>>>

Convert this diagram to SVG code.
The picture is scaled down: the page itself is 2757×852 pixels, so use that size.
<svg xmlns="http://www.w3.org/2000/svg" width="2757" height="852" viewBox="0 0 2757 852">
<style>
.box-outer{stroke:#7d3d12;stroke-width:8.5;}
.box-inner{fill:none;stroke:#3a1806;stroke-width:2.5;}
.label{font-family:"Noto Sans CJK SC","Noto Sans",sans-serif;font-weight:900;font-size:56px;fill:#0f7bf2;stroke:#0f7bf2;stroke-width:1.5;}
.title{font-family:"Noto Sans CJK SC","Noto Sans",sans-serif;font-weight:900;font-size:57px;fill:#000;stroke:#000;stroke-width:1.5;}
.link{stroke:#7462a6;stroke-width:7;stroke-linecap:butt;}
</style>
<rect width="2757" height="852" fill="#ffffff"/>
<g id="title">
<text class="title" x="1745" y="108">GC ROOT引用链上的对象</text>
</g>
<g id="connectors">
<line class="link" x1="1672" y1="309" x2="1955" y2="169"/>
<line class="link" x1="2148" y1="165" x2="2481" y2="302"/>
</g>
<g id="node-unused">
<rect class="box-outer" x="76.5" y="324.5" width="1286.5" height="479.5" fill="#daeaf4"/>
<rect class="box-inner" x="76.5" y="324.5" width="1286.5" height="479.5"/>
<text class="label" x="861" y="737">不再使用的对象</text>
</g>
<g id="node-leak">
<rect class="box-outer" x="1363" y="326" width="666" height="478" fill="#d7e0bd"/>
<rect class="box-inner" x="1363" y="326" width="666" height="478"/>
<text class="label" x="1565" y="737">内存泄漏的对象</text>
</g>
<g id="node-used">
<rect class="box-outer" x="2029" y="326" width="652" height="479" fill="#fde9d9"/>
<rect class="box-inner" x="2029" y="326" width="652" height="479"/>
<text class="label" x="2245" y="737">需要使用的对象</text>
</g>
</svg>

<<<
>>>

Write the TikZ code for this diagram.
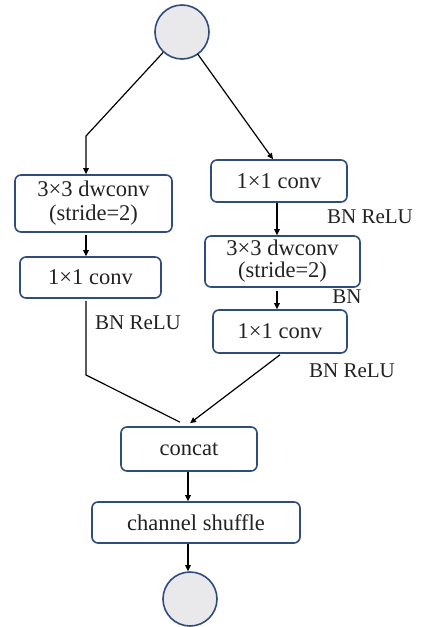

<<<
>>>

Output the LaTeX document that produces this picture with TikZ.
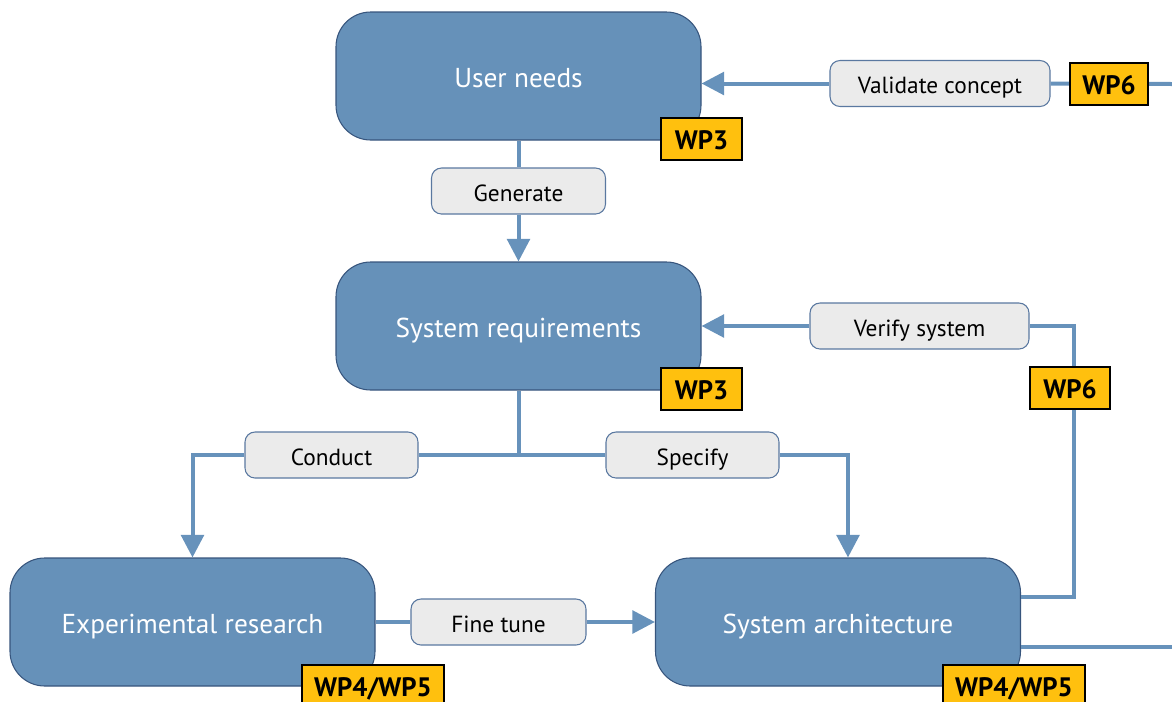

<<<

What to work on:
Pick each line holding the word "that" out of the data and copy it.

Expected answer:
The picture is scaled down: the page itself is 2757×852 pixels, so use that size.
Output the LaTeX document that produces this picture with TikZ.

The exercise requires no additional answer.